Dat maakt het populisme tegelijkertijd tot een stroming die wel de democratie onderschrijft maar niet zonder meer de bijbehorende rechtsstaat. Naast de afweer tegen internationalisering van buitenaf kent het populisme (7) ook weerzin tegen de internationalisering in eigen samenleving, in de vorm van culturele of etnische minderheden. Populisme gaat vaak samen met verschijnselen als antisemitisme en/of anti-islamisme; in het algemeen met ongelijke behandeling van migranten.

Het egalitarisme van populisten leidt vaak (8) tot pleidooien voor ‘gewone taal’, ‘oneliners’ en ‘zegt U nu maar ja of nee’, ook waar iets meer woorden en iets meer nadenken voor de hand liggen. Dat gaat blijkbaar samen met (9) pleidooien voor totale vrijheid van meningsuiting, zij het beperkt tot de eigen groep; van buitenstaanders wordt kritiek gemakkelijk gekwalificeerd als ‘demonisering’. Enigszins in strijd met de democratische overtuiging is (10) het verlangen doorgaans groot naar de sterke en charismatische leider.
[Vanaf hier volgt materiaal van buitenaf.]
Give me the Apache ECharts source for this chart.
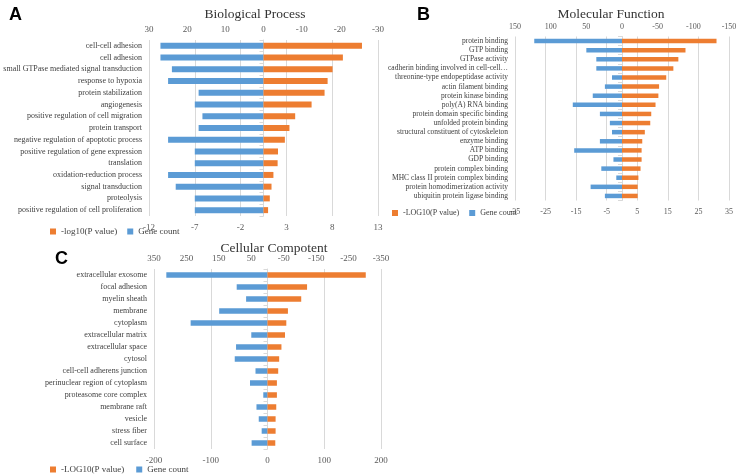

Wie past in deze ‘ketendefinitie’ van het populisme nu wel of niet? Daarover in mijn volgende column meer.

Dit is de eerste column in een reeks van drie over het populisme.


*) Over de definitiekwestie zie: Sarah L. de Lange en Matthijs Rooduijn, Een populistische tijdgeest in Nederland? Een inhoudsanalyse van de verkiezingsprogramma’s van politieke partijen, in: Rudy Andeweg en Jacques Thomassen (red.), Democratie doorgelicht. Het functioneren van de Nederlandse democratie, Leiden 2011, 319 -334.